Понимание этого важнейшего историко-архитектурного факта дает нам возможность по-новому посмотреть на ряд принципиальных вопросов истории архитектуры XVI века, прежде всего генезиса шатрового зодчества и типологии великокняжеских, а с 1547 года – царских усадеб (для простоты в дальнейшем мы будем обобщенно называть такие усадьбы царскими).

Мы видим, что первым шатровым храмом была не церковь Вознесения в Коломенском (1529–1532 годы), а церковь Троицы в Александровской Слободе, построенная в 1509–1513 годах. Это дает нам возможность разрешить две принципиальные проблемы, с которыми сталкивалась господствовавшая до конца ХХ века теория, предписывавшая считать первым каменным шатровым храмом церковь Вознесения, а Троицкую церковь в Слободе – памятником 1570-х годов. Суть этих проблем состояла в следующем.

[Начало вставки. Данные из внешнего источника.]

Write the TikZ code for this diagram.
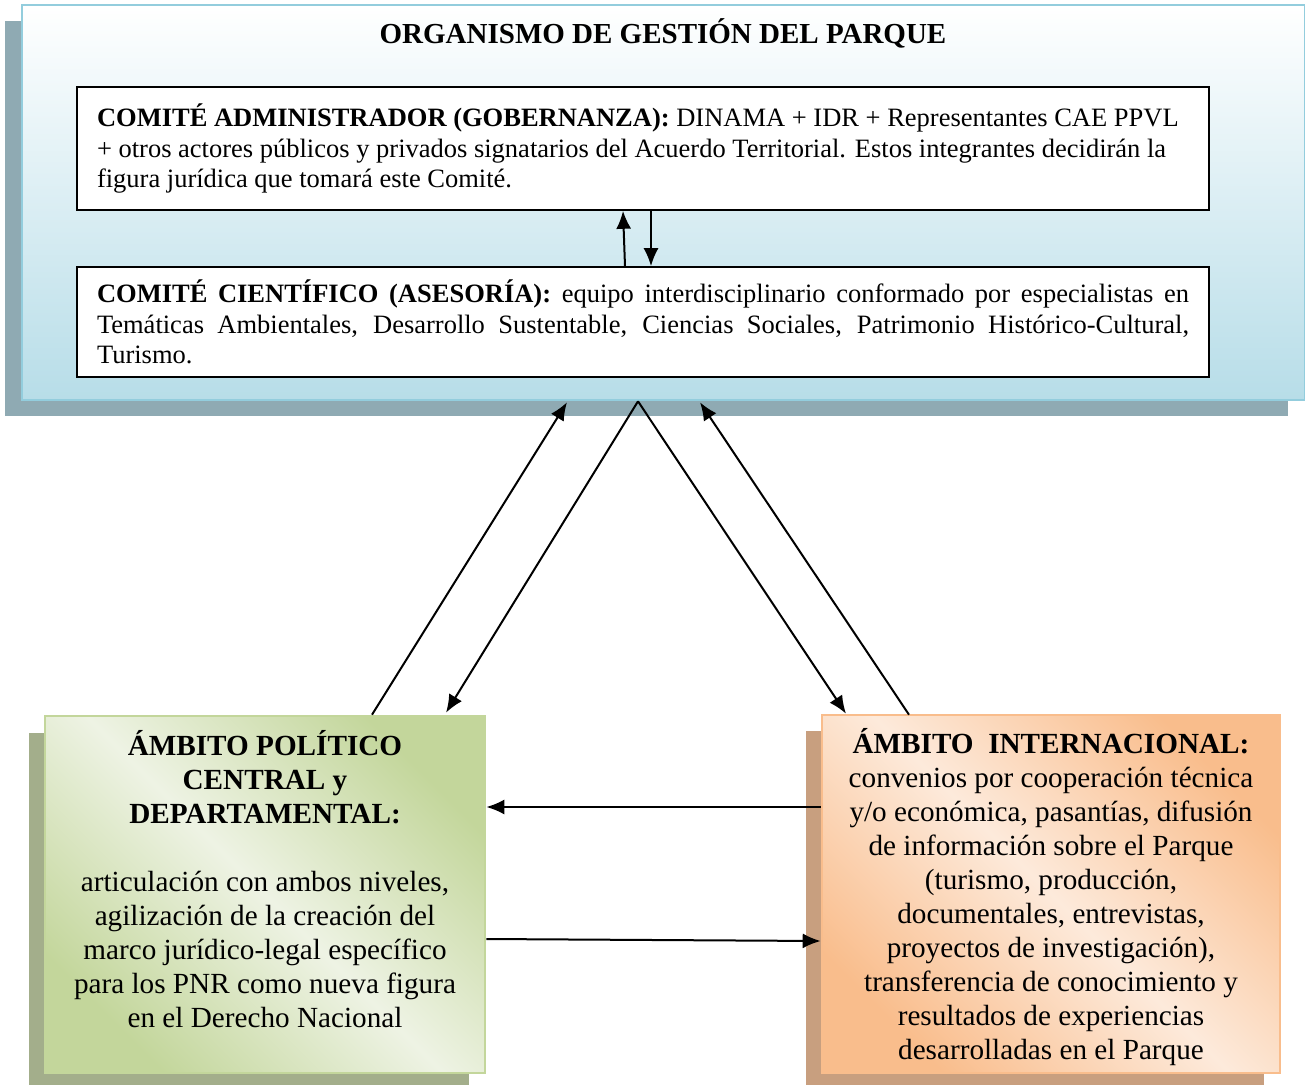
\documentclass[tikz,border=0pt]{standalone}
\usepackage{fontspec}
\setmainfont{Liberation Serif}
\usetikzlibrary{arrows.meta,shadows}

\definecolor{cyanline}{HTML}{93CDDD}
\definecolor{cyanfill}{HTML}{B7DDE8}
\definecolor{cyanshadow}{HTML}{8FAAB3}
\definecolor{greenlight}{HTML}{EEF3E4}
\definecolor{greendark}{HTML}{C3D69B}
\definecolor{greenshadow}{HTML}{A3AE8B}
\definecolor{orangelight}{HTML}{FDEADB}
\definecolor{orangedark}{HTML}{F9BD8C}
\definecolor{orangeshadow}{HTML}{C89F7F}

\begin{document}
\begin{tikzpicture}[x=0.5pt,y=-0.5pt,->,>={Latex[length=9pt,width=7.5pt]},line width=1pt,
	outer box/.style={draw=cyanline,line width=1.3pt,top color=white,bottom color=cyanfill,minimum width=641.5pt,minimum height=197.5pt,general shadow={fill=cyanshadow,shadow xshift=-8.5pt,shadow yshift=-8pt}},
	comite box/.style={draw,fill=white,line width=0.8pt,inner sep=0pt,minimum width=566pt,text width=546pt,font=\fontsize{13.25}{15.4}\selectfont},
	ambito box/.style={line width=1.3pt,inner sep=0pt,font=\fontsize{14.6}{17}\selectfont},
	politico box/.style={ambito box,draw=greendark,left color=greendark,right color=greendark,middle color=greenlight,shading angle=135,general shadow={fill=greenshadow,shadow xshift=-8pt,shadow yshift=-8.5pt}},
	internacional box/.style={ambito box,draw=orangedark,left color=orangedark,right color=orangedark,middle color=orangelight,shading angle=135,general shadow={fill=orangeshadow,shadow xshift=-8pt,shadow yshift=-8pt}}]
	
	\useasboundingbox (0,0) rectangle (1305,1085);
	
	\node[outer box] (organismo) at (663.5,202.5) {};
	\node[font=\fontsize{14.5}{17}\selectfont\bfseries] (titulo) at (663,33) {ORGANISMO DE GESTIÓN DEL PARQUE};
	
	\node[comite box,minimum height=61.5pt,align=flush left] (admin) at (643,148.5)
	{\mbox{\textbf{COMITÉ ADMINISTRADOR (GOBERNANZA):} DINAMA + IDR + Representantes CAE PPVL}\\
		\mbox{+ otros actores públicos y privados signatarios del Acuerdo Territorial. Estos integrantes decidirán la}\\
		figura jurídica que tomará este Comité.};
	\node[comite box,minimum height=55pt,align=justify] (cientifico) at (643,322)
	{\textbf{COMITÉ CIENTÍFICO (ASESORÍA):} equipo interdisciplinario conformado por especialistas en\linebreak
		Temáticas Ambientales, Desarrollo Sustentable, Ciencias Sociales, Patrimonio Histórico-Cultural,\linebreak
		Turismo.};
	
	\node[politico box] (politico) at (265,894.5)
	{\parbox[c][178.5pt][t]{220pt}{\centering\rule{0pt}{19.5pt}\textbf{ÁMBITO POLÍTICO}\\
			\textbf{CENTRAL y}\\
			\textbf{DEPARTAMENTAL:}\\[17pt]
			articulación con ambos niveles,\\
			agilización de la creación del\\
			marco jurídico-legal específico\\
			para los PNR como nueva figura\\
			en el Derecho Nacional}};
	\node[internacional box] (internacional) at (1051,894)
	{\parbox[c][179pt][t]{229pt}{\centering\rule{0pt}{19pt}\textbf{ÁMBITO\ \ INTERNACIONAL:}\\
			convenios por cooperación técnica\\
			y/o económica, pasantías, difusión\\
			de información sobre el Parque\\
			(turismo, producción,\\
			documentales, entrevistas,\\
			proyectos de investigación),\\
			transferencia de conocimiento y\\
			resultados de experiencias\\
			desarrolladas en el Parque}};
	
	% entre comites
	\draw ([xshift=-9pt]cientifico.north) -- ([xshift=-10pt]admin.south);
	\draw ([xshift=4pt]admin.south) -- ([xshift=4pt]cientifico.north);
	
	% triangulo
	\draw ([xshift=53.5pt]politico.north) -- ([xshift=-48.25pt,yshift=-0.5pt]organismo.south);
	\draw ([xshift=-12.75pt]organismo.south) -- ([xshift=90.5pt,yshift=1pt]politico.north);
	\draw ([xshift=-12.75pt]organismo.south) -- ([xshift=-102.5pt]internacional.north);
	\draw ([xshift=-71pt,yshift=-0.5pt]internacional.north) -- ([xshift=18.25pt,yshift=-0.5pt]organismo.south);
	
	\draw ([yshift=43.5pt]internacional.west) -- ([yshift=43.75pt]politico.east);
	\draw ([yshift=-22.25pt]politico.east) -- ([yshift=-23.5pt]internacional.west);
	
\end{tikzpicture}
\end{document}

Во-первых, если полагать Троицкую церковь памятником не начала, а второй половины XVI века, то она по сравнению с Вознесенской (а тем более с Покровским собором на Рву) оказывалась «безобразным и регрессивным явлением»15. Это выглядело очень странно, так как Иван IV, уделявший каменному церковному строительству особое внимание, построивший такие шедевры, как Покровский собор на Рву, церковь Усекновения главы Иоанна Предтечи в Дьякове и многие другие, вряд ли мог возвести в своей основной резиденции – Александровской Слободе – «безобразный и регрессивный» дворцовый храм.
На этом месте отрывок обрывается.